Meski baby shaming kerap dibalut dengan gaya bahasa bercanda, namun sangat mungkin akan meninggalkan luka di hati sang ibu dan ayah si bayi.
Komentar-komentar seperti: “Kak jidat anaknya lebar, kak hidung si dedek dipencet-pencet dong biar mancung, Arrasya kurang gembul, masih kurus keliatannya,” jelas membuat Tasya kesal.
Meski sempat geram dan mengungkapkannya lewat sebuah postingan instagram, Tasya mengaku tidak ambil pusing.
Dukungan suami dan keluarganya membuat Tasya mampu menghadapi berbagai komentar baby shaming yang ditujukan pada anaknya, tanpa harus terpuruk secara mental.

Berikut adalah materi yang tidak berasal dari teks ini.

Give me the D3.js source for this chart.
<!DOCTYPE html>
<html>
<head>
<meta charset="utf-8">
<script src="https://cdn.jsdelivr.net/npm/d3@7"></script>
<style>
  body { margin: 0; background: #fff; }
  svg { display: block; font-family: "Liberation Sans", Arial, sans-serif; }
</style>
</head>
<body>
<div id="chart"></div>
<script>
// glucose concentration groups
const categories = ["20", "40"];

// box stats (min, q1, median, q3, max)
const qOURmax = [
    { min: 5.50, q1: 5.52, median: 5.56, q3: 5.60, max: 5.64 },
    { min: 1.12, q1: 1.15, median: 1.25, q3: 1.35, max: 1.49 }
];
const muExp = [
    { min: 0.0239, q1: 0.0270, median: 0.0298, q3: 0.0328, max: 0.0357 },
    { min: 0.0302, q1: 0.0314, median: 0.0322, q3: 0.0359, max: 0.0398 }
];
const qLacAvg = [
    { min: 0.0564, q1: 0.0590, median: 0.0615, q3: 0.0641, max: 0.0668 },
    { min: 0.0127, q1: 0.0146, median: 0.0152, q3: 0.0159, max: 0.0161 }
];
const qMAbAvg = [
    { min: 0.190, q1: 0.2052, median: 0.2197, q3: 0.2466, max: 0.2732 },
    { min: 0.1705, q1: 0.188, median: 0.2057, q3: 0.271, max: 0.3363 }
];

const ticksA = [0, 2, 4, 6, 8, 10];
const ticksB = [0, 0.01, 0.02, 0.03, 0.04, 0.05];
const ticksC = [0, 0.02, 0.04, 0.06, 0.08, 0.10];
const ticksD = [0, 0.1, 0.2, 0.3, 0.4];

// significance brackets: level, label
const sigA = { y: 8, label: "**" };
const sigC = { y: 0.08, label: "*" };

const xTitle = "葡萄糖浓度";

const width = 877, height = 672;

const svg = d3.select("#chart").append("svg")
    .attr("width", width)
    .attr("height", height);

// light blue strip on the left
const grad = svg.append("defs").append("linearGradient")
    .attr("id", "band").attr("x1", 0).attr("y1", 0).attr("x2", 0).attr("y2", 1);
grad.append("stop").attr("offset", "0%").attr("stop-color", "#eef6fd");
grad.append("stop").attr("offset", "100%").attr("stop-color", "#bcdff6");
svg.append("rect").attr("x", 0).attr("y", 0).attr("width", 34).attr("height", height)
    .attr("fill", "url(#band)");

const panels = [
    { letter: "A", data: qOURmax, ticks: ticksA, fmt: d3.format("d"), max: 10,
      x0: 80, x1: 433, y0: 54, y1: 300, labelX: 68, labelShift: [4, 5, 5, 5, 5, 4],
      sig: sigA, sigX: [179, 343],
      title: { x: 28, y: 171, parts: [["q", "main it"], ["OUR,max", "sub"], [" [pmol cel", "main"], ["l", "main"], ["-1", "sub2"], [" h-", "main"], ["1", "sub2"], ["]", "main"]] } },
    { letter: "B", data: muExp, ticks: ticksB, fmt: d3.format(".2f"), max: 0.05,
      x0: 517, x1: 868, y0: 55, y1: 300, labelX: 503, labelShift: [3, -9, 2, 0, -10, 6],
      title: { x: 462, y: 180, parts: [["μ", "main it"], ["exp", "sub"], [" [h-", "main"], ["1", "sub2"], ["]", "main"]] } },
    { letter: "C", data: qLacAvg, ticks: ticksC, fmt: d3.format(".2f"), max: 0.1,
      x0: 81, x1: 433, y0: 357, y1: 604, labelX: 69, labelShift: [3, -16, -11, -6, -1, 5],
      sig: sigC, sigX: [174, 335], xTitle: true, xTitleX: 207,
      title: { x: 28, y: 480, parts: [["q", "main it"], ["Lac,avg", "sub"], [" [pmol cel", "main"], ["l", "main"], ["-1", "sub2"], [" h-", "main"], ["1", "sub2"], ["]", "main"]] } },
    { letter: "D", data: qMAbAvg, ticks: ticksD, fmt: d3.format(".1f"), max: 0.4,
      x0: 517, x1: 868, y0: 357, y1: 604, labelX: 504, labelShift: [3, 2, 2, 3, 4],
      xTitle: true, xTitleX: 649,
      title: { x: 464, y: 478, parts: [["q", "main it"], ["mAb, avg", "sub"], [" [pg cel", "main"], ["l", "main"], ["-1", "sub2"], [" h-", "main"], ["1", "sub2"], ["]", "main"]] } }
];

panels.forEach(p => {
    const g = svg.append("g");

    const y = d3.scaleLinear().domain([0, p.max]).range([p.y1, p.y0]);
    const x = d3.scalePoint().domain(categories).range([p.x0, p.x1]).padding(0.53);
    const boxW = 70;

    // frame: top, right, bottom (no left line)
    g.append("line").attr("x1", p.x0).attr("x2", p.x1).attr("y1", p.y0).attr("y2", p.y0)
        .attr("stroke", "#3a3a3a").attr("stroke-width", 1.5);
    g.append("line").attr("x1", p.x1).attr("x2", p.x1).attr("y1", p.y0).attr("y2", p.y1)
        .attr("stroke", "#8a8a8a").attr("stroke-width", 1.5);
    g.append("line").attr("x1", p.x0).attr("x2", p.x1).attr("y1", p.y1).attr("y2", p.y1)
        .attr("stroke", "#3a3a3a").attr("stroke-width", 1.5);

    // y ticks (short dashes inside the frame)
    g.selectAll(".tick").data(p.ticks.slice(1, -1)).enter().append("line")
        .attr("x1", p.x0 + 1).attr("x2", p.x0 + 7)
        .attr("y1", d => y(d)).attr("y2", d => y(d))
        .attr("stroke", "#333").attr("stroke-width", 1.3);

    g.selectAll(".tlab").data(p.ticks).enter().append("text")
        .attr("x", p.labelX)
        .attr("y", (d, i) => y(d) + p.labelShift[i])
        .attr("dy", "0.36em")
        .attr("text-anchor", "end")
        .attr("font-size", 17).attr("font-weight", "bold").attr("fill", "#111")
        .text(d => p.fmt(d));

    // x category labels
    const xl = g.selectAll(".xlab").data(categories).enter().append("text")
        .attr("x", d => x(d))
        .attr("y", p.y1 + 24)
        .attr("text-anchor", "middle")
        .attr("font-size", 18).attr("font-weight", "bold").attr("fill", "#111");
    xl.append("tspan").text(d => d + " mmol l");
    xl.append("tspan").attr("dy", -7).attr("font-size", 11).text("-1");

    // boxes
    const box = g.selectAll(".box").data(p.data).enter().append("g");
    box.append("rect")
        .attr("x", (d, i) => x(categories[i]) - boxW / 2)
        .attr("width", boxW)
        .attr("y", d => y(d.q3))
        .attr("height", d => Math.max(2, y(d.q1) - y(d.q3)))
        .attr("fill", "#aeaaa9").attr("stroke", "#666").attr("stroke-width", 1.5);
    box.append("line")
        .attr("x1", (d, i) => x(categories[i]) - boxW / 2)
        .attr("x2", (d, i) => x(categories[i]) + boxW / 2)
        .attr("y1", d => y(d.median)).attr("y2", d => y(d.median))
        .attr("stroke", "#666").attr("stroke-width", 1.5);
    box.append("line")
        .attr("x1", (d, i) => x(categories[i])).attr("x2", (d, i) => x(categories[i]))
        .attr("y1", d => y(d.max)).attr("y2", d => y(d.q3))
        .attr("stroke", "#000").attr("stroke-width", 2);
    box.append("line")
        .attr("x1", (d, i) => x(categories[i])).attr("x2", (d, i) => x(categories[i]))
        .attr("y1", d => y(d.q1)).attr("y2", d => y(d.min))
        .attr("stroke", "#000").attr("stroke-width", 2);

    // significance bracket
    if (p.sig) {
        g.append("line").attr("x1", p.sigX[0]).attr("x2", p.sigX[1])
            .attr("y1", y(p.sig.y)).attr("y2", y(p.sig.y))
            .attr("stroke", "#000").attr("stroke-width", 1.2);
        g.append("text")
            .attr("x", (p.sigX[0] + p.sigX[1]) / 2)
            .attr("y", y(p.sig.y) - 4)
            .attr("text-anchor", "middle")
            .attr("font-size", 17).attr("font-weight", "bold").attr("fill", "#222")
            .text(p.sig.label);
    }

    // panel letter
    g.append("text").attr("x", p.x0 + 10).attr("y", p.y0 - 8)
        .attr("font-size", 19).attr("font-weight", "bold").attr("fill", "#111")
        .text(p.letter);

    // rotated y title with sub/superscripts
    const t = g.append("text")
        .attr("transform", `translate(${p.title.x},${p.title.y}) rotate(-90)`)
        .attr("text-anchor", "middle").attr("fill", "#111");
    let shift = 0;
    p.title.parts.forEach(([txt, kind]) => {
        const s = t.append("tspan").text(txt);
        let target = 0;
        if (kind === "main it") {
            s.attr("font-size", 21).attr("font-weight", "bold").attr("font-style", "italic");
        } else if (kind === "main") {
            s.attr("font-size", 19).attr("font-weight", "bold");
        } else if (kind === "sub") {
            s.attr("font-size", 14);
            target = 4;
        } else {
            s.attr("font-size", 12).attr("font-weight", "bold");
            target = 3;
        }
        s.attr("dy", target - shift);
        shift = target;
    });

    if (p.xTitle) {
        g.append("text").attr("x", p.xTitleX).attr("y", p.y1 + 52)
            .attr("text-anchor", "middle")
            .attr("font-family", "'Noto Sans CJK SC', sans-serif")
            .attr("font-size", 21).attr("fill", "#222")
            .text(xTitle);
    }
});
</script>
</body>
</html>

Namun, Tasya mengaku khawatir jika hal yang dialaminya juga terjadi pada ibu lain yang kurang mendapat support system sepertinya.
Jelaslah, ketika kita melihat bayi, meskipun gatal ingin berkomentar, coba timbang-timbang dulu sebelum komentar itu dilontarkan. Komentar tersebut jangan bernada baby shaming.

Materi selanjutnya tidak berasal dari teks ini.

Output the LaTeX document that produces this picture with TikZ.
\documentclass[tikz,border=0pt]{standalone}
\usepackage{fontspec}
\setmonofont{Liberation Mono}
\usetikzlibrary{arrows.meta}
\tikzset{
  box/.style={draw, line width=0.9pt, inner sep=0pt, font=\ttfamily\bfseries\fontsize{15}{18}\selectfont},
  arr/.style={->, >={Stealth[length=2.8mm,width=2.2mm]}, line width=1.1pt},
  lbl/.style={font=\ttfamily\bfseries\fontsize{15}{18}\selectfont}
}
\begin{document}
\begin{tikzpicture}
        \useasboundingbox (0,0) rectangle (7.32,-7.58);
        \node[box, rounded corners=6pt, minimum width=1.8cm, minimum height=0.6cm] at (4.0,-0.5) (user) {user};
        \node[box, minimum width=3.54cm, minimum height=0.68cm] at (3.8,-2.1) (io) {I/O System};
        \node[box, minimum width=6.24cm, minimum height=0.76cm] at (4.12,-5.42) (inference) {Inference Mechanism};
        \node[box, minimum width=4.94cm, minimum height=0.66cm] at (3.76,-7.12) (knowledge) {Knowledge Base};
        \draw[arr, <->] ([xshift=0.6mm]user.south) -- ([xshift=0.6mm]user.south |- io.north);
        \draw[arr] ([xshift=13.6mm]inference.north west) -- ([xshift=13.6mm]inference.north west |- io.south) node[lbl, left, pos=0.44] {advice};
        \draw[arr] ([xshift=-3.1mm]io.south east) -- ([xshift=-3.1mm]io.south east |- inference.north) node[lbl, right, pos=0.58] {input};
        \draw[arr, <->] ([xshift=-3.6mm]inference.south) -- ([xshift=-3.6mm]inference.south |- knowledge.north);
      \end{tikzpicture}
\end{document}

Berkomentar di dunia nyata dan di dunia maya, sama saja dampaknya. Jika komentar itu menyakitkan, akan membuat kesal pihak yang dikomentari.
Bahkan, komentar di media sosial punya dampak lebih besar, mengingat yang nimbrung jumlahnya jauh lebih banyak.

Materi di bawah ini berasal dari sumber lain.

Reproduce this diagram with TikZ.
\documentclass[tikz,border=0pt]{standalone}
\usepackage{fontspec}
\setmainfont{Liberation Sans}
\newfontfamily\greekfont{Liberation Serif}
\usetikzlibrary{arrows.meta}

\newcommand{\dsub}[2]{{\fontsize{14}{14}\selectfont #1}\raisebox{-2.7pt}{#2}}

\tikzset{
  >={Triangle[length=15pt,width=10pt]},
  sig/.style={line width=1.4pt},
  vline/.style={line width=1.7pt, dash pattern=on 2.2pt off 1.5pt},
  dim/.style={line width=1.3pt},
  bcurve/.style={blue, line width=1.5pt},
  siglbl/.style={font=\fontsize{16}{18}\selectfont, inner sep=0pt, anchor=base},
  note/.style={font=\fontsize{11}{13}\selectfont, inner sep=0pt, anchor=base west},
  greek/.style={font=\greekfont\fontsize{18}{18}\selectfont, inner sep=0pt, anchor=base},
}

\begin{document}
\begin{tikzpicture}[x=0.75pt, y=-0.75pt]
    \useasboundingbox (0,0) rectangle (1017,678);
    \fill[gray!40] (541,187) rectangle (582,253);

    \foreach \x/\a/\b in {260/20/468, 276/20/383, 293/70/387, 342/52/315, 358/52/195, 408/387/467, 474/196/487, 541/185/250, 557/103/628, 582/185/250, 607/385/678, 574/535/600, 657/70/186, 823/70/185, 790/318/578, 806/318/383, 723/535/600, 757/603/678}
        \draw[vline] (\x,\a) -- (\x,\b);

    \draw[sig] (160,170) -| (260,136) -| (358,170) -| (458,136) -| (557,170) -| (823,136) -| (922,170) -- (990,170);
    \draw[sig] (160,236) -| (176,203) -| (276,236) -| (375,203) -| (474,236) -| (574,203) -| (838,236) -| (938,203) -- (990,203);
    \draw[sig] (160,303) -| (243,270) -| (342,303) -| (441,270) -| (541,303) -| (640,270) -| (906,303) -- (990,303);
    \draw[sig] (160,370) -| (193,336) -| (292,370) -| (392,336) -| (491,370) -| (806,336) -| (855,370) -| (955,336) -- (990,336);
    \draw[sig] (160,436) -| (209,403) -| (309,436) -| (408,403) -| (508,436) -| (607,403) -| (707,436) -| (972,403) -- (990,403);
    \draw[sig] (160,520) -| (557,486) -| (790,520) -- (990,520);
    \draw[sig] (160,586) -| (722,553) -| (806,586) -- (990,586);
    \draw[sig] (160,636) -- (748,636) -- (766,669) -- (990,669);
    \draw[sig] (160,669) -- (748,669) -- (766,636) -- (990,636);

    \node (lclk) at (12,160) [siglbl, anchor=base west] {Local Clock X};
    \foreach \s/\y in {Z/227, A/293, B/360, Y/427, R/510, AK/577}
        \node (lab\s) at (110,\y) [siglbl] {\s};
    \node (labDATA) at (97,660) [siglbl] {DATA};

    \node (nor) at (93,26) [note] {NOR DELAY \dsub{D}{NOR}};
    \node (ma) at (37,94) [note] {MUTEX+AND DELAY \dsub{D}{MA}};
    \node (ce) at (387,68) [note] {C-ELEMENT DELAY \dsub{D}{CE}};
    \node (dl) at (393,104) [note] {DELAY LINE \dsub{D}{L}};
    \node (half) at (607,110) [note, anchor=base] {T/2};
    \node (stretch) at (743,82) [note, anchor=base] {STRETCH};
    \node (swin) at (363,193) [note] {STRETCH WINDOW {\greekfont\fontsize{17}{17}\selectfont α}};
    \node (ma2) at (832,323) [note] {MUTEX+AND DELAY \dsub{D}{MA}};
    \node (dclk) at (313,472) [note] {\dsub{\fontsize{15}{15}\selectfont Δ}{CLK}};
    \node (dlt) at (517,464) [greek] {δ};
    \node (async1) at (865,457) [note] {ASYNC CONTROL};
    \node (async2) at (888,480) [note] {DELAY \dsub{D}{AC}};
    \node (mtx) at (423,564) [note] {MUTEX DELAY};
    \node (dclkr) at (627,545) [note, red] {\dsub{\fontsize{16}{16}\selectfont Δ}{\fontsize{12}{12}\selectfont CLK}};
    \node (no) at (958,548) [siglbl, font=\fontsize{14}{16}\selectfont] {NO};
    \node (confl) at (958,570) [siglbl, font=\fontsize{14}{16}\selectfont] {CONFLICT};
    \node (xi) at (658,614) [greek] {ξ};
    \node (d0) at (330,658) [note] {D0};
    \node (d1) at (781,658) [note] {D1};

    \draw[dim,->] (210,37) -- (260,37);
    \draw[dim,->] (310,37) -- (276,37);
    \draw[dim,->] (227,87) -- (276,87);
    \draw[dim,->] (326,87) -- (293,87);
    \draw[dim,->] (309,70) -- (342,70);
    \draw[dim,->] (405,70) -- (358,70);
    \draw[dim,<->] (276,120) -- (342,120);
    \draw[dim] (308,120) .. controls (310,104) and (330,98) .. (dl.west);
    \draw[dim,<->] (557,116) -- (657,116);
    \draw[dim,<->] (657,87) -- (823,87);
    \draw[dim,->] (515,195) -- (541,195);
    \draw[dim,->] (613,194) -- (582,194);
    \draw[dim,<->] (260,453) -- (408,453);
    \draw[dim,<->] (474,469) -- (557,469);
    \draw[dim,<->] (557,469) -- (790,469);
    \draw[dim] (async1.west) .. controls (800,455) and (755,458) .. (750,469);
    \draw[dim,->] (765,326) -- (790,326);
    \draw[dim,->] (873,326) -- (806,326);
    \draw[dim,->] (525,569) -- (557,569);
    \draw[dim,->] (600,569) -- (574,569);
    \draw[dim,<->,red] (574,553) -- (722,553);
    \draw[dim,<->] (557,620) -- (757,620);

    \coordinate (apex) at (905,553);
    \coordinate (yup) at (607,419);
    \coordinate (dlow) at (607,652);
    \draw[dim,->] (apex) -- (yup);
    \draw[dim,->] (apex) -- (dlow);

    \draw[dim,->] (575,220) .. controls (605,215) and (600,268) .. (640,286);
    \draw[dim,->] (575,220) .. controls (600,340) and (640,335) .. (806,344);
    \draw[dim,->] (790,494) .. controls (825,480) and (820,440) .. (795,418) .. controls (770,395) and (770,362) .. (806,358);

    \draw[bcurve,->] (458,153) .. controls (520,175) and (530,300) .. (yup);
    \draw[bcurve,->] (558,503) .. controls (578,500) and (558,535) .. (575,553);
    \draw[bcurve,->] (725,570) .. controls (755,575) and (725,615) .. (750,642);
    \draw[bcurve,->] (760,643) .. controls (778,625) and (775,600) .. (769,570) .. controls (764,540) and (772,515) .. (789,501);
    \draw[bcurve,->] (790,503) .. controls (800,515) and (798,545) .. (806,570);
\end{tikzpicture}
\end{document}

Kalau kita berada di pihak yang terkena baby shaming, beberapa tips berikut ini perlu dilakukan agar tidak menjadi beban mental.
Pertama, mencari dukungan dari support system, misalnya kepada suami, orang tua, saudara, kerabat, dan sahabat akrab.
Kedua, jangan memberi respon atas komentar negatif tersebut. Layangkan saja senyuman tanpa membalas komentar.